We have noted how the message of John repeatedly highlighted Jesus relationship with God the Father.

This incident in John 9 is very “thought-provoking“, and it is expected this incident became a big issue among the Jews in Jerusalem!

As we read through the whole chapter 9 we would discover few key notable reactions from people about this miracle Jesus did

 

A) We already noted Jesus disciples’ reactions

B) We read more of common folks and members of public reactions

C) How his parents reacted for fear of persecution

D) How the Pharisees reacted using the incident to persecute Jesus and excommunicated the blind man

 

In all these reactions from different groups of people related to the man born blind, some will begin their soul-searching, some will harden theirs hearts, and some would want to rejoice in the Lord but were suppressed.

 

How do we react to these signs and wonders?

 

Although we are warned not to pursue signs and wonders but these specific signs and wonders recorded in the gospels testify to the unique ministry of Jesus and how His disciples and apostles will continue His ministry after His resurrection.
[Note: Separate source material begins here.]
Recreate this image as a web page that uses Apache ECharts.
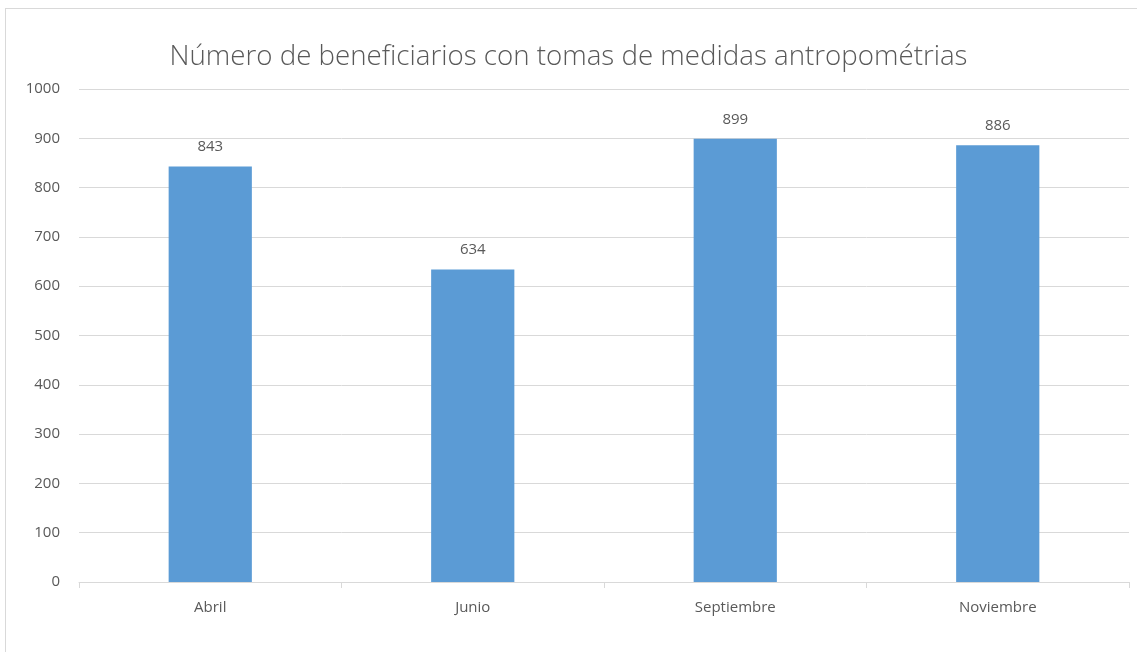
<!DOCTYPE html>
<html>
<head>
<meta charset="utf-8">
<script src="https://cdn.jsdelivr.net/npm/echarts@6/dist/echarts.min.js"></script>
<style>
  html, body { margin: 0; padding: 0; background: #fff; }
  #chart { width: 1137px; height: 652px; }
  .frame {
    position: absolute; left: 5px; top: 8px; right: 0; bottom: 0;
    border-left: 1px solid #d9d9d9; border-top: 1px solid #d9d9d9;
    pointer-events: none;
  }
</style>
</head>
<body>
<div id="chart"></div>
<div class="frame"></div>
<script>
const categories = ['Abril', 'Junio', 'Septiembre', 'Noviembre']
const beneficiarios = [843, 634, 899, 886]

const TEXT = '#595959'
const GRID = '#d9d9d9'
const BAR = '#5b9bd5'
const FONT = "'Open Sans', 'Noto Sans', sans-serif"

const chart = echarts.init(document.getElementById('chart'))
chart.setOption({
  animation: false,
  textStyle: { fontFamily: FONT },
  title: {
    text: 'Número de beneficiarios con tomas de medidas antropométrias',
    left: 'center',
    top: 38,
    textStyle: { color: TEXT, fontSize: 27.7, fontWeight: 300, fontFamily: FONT },
  },
  grid: { left: 79, right: 8, top: 89, bottom: 70 },
  xAxis: {
    type: 'category',
    data: categories,
    axisLine: { lineStyle: { color: GRID } },
    axisTick: { show: true, length: 6, lineStyle: { color: GRID } },
    axisLabel: { color: TEXT, fontSize: 15, margin: 18 },
  },
  yAxis: {
    type: 'value',
    min: 0,
    max: 1000,
    interval: 100,
    axisLine: { show: false },
    axisTick: { show: false },
    splitLine: { lineStyle: { color: GRID } },
    axisLabel: { color: TEXT, fontSize: 15, margin: 19, formatter: (v) => String(v) },
  },
  series: [{
    type: 'bar',
    data: beneficiarios,
    barWidth: '31.7%',
    itemStyle: { color: BAR },
    label: { show: true, position: 'top', distance: 12, color: TEXT, fontSize: 15 },
  }],
})
</script>
</body>
</html>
Important point is – all these miracles were done to glorify God the Father and the Messiah chosen of God – Jesus the Christ.

 

ཡོ་ཧ་ནན། 20:30-31

30སྐྱབས་མགོན་ཡེ་ཤུས་ཐུགས་སྲས་རྣམས་ཀྱི་མདུན་དུ་གྲུབ་རྟགས་གཞན་མང་པོ་མཛད་ཀྱང་མདོ་འདིའི་ནང་དུ་མ་བཀོད་དོ།། 31འོན་ཀྱང་འདིར་བཀོད་པའི་དོན་རྣམས་ཁྱོད་ཅག་གིས་ཡེ་ཤུ་ནི་སྐྱབས་མགོན་མཱ་ཤི་ཀ་སྟེ་དཀོན་མཆོག་གི་སྲས་ཡིན་པར་དད་པ་བྱེད་ཅིང་། ཁོང་ལ་དད་པ་བྱས་ཏེ་ཁོང་གི་མཚན་གྱི་སྒོ་ནས་མཐའ་མེད་པའི་ཚེ་སྲོག་འཐོབ་པའི་ཕྱིར་ཡིན༌ནོ།།

John 20:30-31

30 Now Jesus did many other signs in the presence of the disciples, which are not written in this book; 31 but these are written so that you may believe that Jesus is the Christ, the Son of God, and that by believing you may have life in his name.